> _BRIEF_:
Copy out every line exactly, passing over the pictures.
========
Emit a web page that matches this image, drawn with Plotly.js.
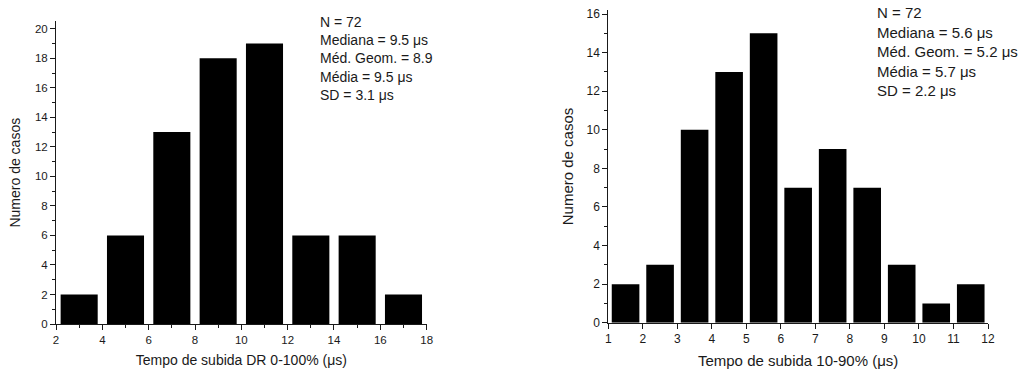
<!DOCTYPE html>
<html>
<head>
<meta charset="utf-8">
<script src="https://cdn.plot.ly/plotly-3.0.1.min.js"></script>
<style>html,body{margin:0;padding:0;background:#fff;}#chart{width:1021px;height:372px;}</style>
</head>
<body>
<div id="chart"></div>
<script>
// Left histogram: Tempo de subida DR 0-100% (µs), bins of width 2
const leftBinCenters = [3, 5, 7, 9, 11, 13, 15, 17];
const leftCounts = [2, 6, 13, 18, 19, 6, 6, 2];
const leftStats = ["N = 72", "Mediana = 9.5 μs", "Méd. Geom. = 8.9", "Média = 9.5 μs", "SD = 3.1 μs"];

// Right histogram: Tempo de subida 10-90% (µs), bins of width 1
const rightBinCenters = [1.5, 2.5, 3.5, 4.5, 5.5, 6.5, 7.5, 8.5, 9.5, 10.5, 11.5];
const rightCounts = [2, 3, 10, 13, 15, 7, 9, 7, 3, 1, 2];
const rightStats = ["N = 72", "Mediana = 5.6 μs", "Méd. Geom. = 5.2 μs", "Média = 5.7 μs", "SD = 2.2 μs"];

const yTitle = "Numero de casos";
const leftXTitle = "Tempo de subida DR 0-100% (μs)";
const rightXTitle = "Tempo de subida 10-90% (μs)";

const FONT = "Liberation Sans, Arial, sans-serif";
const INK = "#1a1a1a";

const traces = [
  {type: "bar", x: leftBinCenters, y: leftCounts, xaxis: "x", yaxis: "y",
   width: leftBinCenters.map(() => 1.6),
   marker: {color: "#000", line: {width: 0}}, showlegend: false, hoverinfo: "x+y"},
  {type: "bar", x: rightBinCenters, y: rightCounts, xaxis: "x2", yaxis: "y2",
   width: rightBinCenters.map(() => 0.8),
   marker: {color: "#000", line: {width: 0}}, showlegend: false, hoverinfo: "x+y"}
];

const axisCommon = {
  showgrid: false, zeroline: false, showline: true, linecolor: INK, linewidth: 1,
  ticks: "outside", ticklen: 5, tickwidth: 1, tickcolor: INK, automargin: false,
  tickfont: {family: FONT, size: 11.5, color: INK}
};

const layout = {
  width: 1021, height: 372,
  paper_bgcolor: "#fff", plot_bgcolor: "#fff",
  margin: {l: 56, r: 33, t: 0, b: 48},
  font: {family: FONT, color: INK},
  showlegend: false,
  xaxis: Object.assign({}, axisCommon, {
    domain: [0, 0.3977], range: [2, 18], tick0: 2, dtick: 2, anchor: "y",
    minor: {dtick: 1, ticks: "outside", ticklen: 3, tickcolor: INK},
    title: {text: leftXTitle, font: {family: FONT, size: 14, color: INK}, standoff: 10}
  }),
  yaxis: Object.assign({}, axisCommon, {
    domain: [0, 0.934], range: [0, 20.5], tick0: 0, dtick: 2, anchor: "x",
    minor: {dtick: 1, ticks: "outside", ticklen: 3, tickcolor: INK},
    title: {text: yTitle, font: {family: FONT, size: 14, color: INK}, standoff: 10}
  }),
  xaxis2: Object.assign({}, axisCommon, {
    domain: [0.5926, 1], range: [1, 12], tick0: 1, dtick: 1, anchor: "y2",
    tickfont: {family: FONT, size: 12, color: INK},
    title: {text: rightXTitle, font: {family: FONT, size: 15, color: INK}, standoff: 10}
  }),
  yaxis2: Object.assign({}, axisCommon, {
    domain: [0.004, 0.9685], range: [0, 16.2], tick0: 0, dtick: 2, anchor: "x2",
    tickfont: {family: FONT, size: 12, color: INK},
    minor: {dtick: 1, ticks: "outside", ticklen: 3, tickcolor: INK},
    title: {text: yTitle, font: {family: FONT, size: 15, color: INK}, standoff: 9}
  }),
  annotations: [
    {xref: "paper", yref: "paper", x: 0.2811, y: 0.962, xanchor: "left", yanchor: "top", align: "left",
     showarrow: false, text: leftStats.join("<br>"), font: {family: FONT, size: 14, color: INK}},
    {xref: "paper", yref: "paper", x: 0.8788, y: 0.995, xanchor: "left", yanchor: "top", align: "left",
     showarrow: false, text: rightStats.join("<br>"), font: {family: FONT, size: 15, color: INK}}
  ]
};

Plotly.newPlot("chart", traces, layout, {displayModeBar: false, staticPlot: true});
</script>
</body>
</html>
========
> _SOLUTION FOR THIS TASK_:
Emit a web page that matches this image, drawn with Plotly.js.
<!DOCTYPE html>
<html>
<head>
<meta charset="utf-8">
<script src="https://cdn.plot.ly/plotly-3.0.1.min.js"></script>
<style>html,body{margin:0;padding:0;background:#fff;}#chart{width:1021px;height:372px;}</style>
</head>
<body>
<div id="chart"></div>
<script>
// Left histogram: Tempo de subida DR 0-100% (µs), bins of width 2
const leftBinCenters = [3, 5, 7, 9, 11, 13, 15, 17];
const leftCounts = [2, 6, 13, 18, 19, 6, 6, 2];
const leftStats = ["N = 72", "Mediana = 9.5 μs", "Méd. Geom. = 8.9", "Média = 9.5 μs", "SD = 3.1 μs"];

// Right histogram: Tempo de subida 10-90% (µs), bins of width 1
const rightBinCenters = [1.5, 2.5, 3.5, 4.5, 5.5, 6.5, 7.5, 8.5, 9.5, 10.5, 11.5];
const rightCounts = [2, 3, 10, 13, 15, 7, 9, 7, 3, 1, 2];
const rightStats = ["N = 72", "Mediana = 5.6 μs", "Méd. Geom. = 5.2 μs", "Média = 5.7 μs", "SD = 2.2 μs"];

const yTitle = "Numero de casos";
const leftXTitle = "Tempo de subida DR 0-100% (μs)";
const rightXTitle = "Tempo de subida 10-90% (μs)";

const FONT = "Liberation Sans, Arial, sans-serif";
const INK = "#1a1a1a";

const traces = [
  {type: "bar", x: leftBinCenters, y: leftCounts, xaxis: "x", yaxis: "y",
   width: leftBinCenters.map(() => 1.6),
   marker: {color: "#000", line: {width: 0}}, showlegend: false, hoverinfo: "x+y"},
  {type: "bar", x: rightBinCenters, y: rightCounts, xaxis: "x2", yaxis: "y2",
   width: rightBinCenters.map(() => 0.8),
   marker: {color: "#000", line: {width: 0}}, showlegend: false, hoverinfo: "x+y"}
];

const axisCommon = {
  showgrid: false, zeroline: false, showline: true, linecolor: INK, linewidth: 1,
  ticks: "outside", ticklen: 5, tickwidth: 1, tickcolor: INK, automargin: false,
  tickfont: {family: FONT, size: 11.5, color: INK}
};

const layout = {
  width: 1021, height: 372,
  paper_bgcolor: "#fff", plot_bgcolor: "#fff",
  margin: {l: 56, r: 33, t: 0, b: 48},
  font: {family: FONT, color: INK},
  showlegend: false,
  xaxis: Object.assign({}, axisCommon, {
    domain: [0, 0.3977], range: [2, 18], tick0: 2, dtick: 2, anchor: "y",
    minor: {dtick: 1, ticks: "outside", ticklen: 3, tickcolor: INK},
    title: {text: leftXTitle, font: {family: FONT, size: 14, color: INK}, standoff: 10}
  }),
  yaxis: Object.assign({}, axisCommon, {
    domain: [0, 0.934], range: [0, 20.5], tick0: 0, dtick: 2, anchor: "x",
    minor: {dtick: 1, ticks: "outside", ticklen: 3, tickcolor: INK},
    title: {text: yTitle, font: {family: FONT, size: 14, color: INK}, standoff: 10}
  }),
  xaxis2: Object.assign({}, axisCommon, {
    domain: [0.5926, 1], range: [1, 12], tick0: 1, dtick: 1, anchor: "y2",
    tickfont: {family: FONT, size: 12, color: INK},
    title: {text: rightXTitle, font: {family: FONT, size: 15, color: INK}, standoff: 10}
  }),
  yaxis2: Object.assign({}, axisCommon, {
    domain: [0.004, 0.9685], range: [0, 16.2], tick0: 0, dtick: 2, anchor: "x2",
    tickfont: {family: FONT, size: 12, color: INK},
    minor: {dtick: 1, ticks: "outside", ticklen: 3, tickcolor: INK},
    title: {text: yTitle, font: {family: FONT, size: 15, color: INK}, standoff: 9}
  }),
  annotations: [
    {xref: "paper", yref: "paper", x: 0.2811, y: 0.962, xanchor: "left", yanchor: "top", align: "left",
     showarrow: false, text: leftStats.join("<br>"), font: {family: FONT, size: 14, color: INK}},
    {xref: "paper", yref: "paper", x: 0.8788, y: 0.995, xanchor: "left", yanchor: "top", align: "left",
     showarrow: false, text: rightStats.join("<br>"), font: {family: FONT, size: 15, color: INK}}
  ]
};

Plotly.newPlot("chart", traces, layout, {displayModeBar: false, staticPlot: true});
</script>
</body>
</html>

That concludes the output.